* start *
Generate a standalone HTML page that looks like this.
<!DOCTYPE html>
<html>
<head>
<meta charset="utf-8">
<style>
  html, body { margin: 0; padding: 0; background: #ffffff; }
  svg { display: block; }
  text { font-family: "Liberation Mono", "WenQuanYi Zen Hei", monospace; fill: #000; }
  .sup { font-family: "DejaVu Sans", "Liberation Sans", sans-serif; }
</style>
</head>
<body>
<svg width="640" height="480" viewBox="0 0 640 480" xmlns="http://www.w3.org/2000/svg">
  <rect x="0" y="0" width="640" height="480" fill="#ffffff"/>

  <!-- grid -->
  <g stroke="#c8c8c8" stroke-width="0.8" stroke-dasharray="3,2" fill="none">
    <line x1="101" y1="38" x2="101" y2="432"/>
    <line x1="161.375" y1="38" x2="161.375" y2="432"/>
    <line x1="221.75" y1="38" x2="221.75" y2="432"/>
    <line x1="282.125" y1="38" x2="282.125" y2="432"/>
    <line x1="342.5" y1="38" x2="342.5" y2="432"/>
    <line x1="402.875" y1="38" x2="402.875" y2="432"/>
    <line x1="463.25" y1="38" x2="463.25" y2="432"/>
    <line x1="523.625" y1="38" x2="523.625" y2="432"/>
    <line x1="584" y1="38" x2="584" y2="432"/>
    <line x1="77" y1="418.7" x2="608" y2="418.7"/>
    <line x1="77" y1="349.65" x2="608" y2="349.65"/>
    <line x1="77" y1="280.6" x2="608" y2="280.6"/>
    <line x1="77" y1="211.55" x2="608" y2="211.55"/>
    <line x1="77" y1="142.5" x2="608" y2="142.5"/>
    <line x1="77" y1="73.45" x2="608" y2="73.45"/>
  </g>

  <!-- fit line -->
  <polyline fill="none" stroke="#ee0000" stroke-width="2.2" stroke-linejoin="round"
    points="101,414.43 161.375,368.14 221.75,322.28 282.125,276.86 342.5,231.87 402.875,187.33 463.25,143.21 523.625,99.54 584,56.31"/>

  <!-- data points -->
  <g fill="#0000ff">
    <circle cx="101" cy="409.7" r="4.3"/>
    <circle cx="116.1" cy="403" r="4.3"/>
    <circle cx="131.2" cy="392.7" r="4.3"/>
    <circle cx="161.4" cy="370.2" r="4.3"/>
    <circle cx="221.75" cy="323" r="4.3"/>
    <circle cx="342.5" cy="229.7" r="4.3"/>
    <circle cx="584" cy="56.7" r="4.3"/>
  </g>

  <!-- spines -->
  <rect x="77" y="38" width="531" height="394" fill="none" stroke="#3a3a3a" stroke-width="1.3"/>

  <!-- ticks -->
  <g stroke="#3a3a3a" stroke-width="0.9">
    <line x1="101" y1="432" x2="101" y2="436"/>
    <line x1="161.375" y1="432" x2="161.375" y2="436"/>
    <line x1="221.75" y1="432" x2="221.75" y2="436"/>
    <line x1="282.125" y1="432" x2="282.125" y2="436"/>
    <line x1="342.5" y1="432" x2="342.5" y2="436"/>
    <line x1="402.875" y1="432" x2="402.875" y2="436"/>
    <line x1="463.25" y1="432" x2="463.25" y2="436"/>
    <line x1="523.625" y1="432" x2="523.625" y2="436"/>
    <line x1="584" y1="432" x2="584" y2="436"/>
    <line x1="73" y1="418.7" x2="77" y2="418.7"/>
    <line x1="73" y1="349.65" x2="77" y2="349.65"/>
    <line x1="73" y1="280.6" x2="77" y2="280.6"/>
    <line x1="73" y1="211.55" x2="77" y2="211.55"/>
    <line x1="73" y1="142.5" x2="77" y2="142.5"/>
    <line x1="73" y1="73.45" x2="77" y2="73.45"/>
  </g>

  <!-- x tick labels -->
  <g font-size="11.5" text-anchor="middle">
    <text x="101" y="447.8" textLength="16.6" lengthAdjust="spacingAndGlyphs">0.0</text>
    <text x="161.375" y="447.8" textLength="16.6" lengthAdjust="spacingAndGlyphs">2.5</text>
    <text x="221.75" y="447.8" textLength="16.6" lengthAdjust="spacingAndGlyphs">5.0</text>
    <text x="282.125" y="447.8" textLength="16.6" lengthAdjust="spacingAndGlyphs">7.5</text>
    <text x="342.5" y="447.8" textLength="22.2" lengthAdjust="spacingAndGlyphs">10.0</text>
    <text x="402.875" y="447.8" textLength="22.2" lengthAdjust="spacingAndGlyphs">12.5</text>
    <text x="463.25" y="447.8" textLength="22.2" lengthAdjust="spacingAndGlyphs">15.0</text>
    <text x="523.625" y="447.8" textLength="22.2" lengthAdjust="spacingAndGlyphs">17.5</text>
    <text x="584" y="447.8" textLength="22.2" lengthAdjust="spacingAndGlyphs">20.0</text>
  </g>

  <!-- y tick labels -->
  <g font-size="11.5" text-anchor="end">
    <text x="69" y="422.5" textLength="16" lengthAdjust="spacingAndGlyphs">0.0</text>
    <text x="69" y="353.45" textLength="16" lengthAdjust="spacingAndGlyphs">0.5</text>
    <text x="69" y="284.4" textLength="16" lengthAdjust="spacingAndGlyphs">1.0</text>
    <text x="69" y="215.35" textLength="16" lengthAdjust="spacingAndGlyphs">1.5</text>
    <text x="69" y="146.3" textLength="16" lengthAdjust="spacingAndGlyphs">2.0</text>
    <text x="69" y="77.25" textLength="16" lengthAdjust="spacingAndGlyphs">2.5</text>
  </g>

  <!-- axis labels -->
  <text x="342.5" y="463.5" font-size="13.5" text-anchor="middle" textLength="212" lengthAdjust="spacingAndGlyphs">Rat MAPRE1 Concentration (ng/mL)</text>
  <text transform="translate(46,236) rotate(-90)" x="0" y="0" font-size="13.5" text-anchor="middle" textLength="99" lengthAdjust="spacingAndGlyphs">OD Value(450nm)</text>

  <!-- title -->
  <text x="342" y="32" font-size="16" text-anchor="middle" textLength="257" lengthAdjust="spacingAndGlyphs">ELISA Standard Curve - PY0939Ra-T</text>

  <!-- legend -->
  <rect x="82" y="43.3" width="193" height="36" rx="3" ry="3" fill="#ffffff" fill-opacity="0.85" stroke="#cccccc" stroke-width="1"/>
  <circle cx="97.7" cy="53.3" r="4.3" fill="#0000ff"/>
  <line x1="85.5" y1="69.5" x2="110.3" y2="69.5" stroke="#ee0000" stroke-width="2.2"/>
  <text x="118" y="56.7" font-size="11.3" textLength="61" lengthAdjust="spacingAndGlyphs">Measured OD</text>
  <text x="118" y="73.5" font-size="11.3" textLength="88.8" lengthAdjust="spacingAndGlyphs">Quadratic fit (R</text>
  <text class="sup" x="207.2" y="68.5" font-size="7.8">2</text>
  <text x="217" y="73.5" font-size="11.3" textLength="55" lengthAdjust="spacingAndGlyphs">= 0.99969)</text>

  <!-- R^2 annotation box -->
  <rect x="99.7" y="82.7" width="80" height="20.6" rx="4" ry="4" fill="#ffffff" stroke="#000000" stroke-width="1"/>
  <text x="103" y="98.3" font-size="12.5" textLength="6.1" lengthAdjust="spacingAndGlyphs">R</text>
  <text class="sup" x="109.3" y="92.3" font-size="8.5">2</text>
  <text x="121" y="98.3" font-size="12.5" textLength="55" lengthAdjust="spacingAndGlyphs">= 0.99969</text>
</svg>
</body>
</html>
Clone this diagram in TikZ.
* end *
> _Exercise details_:
From the entries above, copy each line holding "this".

> _Full answer_:
Generate a standalone HTML page that looks like this.
Clone this diagram in TikZ.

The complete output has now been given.